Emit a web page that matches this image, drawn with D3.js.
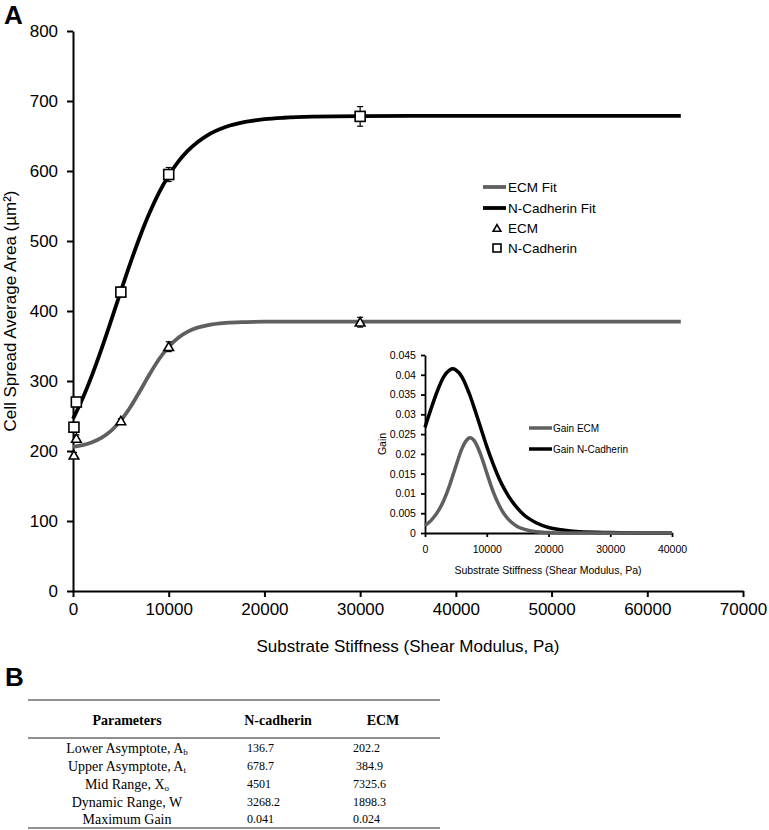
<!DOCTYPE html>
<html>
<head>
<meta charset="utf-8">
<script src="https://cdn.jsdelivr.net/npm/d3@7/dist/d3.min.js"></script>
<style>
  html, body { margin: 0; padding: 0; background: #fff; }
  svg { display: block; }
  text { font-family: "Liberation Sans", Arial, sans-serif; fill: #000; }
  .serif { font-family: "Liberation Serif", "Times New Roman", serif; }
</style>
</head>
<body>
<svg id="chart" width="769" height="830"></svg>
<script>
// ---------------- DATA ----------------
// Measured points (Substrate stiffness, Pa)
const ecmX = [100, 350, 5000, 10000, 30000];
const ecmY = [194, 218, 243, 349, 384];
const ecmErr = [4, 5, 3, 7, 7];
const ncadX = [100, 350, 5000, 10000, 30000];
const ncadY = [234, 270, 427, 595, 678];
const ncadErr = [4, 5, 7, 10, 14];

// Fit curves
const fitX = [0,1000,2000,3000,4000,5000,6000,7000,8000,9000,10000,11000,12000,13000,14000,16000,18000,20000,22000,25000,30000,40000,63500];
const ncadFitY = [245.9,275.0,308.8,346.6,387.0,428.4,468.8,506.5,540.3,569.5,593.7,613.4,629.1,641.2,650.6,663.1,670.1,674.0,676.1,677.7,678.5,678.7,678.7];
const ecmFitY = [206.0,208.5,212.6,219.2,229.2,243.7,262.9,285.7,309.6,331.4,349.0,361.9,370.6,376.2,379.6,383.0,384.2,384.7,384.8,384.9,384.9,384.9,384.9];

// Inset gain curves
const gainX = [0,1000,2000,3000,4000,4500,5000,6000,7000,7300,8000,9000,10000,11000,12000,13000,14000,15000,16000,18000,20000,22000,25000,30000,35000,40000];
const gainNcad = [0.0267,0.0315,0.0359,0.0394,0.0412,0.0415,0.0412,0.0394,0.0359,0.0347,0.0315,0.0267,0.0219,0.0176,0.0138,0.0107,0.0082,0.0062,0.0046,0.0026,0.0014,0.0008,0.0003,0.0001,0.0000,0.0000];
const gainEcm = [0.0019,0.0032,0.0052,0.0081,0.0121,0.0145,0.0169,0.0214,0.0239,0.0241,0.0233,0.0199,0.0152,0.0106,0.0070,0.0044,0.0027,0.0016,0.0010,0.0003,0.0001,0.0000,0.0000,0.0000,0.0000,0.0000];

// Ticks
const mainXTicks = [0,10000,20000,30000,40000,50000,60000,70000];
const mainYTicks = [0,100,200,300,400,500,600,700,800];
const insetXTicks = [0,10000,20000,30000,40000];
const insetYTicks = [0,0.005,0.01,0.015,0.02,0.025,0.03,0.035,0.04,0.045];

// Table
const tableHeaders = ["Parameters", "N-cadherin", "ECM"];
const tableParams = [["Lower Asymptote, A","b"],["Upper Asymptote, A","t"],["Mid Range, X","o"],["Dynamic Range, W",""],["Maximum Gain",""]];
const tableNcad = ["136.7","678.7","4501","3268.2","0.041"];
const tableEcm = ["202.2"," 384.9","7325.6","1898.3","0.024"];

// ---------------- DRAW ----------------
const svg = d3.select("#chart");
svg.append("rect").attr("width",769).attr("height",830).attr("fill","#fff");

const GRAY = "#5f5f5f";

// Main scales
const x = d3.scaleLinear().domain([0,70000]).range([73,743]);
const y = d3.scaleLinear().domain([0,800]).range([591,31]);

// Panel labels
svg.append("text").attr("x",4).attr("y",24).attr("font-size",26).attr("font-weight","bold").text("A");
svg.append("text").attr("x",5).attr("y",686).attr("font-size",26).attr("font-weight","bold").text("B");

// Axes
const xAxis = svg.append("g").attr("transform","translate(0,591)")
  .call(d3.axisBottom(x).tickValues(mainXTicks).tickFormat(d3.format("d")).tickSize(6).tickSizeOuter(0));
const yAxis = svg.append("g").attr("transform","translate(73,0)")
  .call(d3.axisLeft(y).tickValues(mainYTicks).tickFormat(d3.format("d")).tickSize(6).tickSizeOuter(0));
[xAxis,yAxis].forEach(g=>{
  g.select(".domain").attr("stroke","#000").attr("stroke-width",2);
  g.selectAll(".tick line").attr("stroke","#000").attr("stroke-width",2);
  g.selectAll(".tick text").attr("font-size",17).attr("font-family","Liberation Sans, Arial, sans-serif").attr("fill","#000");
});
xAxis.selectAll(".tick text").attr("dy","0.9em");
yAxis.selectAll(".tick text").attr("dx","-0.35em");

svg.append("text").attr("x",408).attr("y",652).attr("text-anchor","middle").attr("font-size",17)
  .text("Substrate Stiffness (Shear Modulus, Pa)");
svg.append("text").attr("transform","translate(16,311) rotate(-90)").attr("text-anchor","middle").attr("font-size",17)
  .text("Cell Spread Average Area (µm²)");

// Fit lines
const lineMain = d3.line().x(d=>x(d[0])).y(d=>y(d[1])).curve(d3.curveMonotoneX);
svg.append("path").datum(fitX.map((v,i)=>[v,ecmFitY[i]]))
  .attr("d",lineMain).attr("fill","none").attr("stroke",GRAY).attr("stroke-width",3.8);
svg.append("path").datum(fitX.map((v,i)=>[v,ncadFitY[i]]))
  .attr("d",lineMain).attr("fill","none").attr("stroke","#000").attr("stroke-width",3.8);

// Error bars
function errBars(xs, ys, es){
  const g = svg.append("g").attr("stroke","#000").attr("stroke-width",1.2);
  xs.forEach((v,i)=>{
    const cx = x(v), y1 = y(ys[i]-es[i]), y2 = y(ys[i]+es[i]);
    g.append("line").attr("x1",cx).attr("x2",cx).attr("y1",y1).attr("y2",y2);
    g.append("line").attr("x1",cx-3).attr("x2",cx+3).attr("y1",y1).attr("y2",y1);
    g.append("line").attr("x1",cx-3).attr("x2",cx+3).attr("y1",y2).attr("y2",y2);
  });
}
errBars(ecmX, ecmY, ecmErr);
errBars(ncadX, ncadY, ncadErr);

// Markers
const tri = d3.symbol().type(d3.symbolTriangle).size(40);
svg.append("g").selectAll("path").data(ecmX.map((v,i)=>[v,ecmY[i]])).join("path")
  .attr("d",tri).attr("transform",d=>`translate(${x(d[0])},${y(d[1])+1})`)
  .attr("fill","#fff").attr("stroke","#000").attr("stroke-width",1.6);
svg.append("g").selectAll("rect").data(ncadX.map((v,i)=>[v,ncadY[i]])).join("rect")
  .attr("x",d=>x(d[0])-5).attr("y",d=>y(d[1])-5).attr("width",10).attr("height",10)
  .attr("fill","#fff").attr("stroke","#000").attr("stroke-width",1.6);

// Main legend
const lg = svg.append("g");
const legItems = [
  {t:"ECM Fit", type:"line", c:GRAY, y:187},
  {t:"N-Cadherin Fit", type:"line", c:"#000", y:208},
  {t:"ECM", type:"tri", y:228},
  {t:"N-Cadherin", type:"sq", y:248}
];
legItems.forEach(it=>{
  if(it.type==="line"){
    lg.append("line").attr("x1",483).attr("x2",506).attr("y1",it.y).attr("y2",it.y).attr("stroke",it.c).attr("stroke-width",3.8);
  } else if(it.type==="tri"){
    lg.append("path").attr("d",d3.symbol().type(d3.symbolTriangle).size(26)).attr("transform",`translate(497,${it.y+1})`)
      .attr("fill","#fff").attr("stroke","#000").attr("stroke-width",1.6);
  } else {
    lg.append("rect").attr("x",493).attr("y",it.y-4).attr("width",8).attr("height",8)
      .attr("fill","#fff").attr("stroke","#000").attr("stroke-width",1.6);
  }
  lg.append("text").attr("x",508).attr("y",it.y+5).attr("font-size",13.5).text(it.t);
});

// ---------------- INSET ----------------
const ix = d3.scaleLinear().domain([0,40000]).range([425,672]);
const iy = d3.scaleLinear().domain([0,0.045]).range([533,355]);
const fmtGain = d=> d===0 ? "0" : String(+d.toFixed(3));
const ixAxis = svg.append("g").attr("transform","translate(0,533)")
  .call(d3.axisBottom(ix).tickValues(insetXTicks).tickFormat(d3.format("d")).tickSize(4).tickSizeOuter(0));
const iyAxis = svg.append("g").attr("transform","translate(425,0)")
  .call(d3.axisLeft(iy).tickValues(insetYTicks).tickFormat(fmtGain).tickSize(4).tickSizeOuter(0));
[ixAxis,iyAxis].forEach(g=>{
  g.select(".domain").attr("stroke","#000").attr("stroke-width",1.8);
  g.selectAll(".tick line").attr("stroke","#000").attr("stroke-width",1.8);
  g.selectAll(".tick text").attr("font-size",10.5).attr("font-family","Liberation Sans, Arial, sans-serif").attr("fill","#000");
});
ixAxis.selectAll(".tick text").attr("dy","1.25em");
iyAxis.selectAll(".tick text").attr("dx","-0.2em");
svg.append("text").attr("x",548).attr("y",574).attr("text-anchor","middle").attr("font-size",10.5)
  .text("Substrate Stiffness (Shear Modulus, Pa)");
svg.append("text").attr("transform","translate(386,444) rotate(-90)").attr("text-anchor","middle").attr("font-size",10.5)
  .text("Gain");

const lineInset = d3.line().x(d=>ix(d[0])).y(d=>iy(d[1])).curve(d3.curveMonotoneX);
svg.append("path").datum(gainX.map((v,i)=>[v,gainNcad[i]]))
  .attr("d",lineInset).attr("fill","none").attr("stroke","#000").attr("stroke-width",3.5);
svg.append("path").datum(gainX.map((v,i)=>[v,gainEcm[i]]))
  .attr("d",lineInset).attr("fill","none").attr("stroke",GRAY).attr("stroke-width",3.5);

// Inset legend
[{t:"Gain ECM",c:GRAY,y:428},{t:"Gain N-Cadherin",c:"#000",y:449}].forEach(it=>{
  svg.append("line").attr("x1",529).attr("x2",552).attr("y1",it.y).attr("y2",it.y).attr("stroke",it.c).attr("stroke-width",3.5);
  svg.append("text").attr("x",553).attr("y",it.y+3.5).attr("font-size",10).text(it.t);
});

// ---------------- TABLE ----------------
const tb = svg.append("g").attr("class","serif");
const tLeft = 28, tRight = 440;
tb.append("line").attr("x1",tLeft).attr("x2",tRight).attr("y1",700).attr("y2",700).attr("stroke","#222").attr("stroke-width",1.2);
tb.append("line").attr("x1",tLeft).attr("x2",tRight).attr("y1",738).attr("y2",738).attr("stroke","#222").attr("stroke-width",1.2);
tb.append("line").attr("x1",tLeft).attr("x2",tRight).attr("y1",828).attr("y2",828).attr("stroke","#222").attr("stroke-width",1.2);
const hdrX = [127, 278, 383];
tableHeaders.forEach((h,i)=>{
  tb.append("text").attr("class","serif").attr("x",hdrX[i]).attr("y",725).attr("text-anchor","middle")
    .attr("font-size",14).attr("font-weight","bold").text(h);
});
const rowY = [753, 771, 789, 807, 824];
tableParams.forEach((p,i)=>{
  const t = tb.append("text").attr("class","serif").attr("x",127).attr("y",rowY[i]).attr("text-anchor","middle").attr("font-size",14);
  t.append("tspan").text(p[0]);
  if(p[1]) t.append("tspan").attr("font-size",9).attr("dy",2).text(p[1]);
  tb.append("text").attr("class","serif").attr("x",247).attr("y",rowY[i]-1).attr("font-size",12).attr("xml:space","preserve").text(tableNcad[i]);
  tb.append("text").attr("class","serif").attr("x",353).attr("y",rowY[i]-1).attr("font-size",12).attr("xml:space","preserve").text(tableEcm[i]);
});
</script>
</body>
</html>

________

▶ To be done
Set down again, exactly, the lines of the material above from its first line to the one with "const ncadErr = [4, 5, 7, 10, 14];", inclusive. Leave the pictures out.

▶ Result for this task
Emit a web page that matches this image, drawn with D3.js.
<!DOCTYPE html>
<html>
<head>
<meta charset="utf-8">
<script src="https://cdn.jsdelivr.net/npm/d3@7/dist/d3.min.js"></script>
<style>
  html, body { margin: 0; padding: 0; background: #fff; }
  svg { display: block; }
  text { font-family: "Liberation Sans", Arial, sans-serif; fill: #000; }
  .serif { font-family: "Liberation Serif", "Times New Roman", serif; }
</style>
</head>
<body>
<svg id="chart" width="769" height="830"></svg>
<script>
// ---------------- DATA ----------------
// Measured points (Substrate stiffness, Pa)
const ecmX = [100, 350, 5000, 10000, 30000];
const ecmY = [194, 218, 243, 349, 384];
const ecmErr = [4, 5, 3, 7, 7];
const ncadX = [100, 350, 5000, 10000, 30000];
const ncadY = [234, 270, 427, 595, 678];
const ncadErr = [4, 5, 7, 10, 14];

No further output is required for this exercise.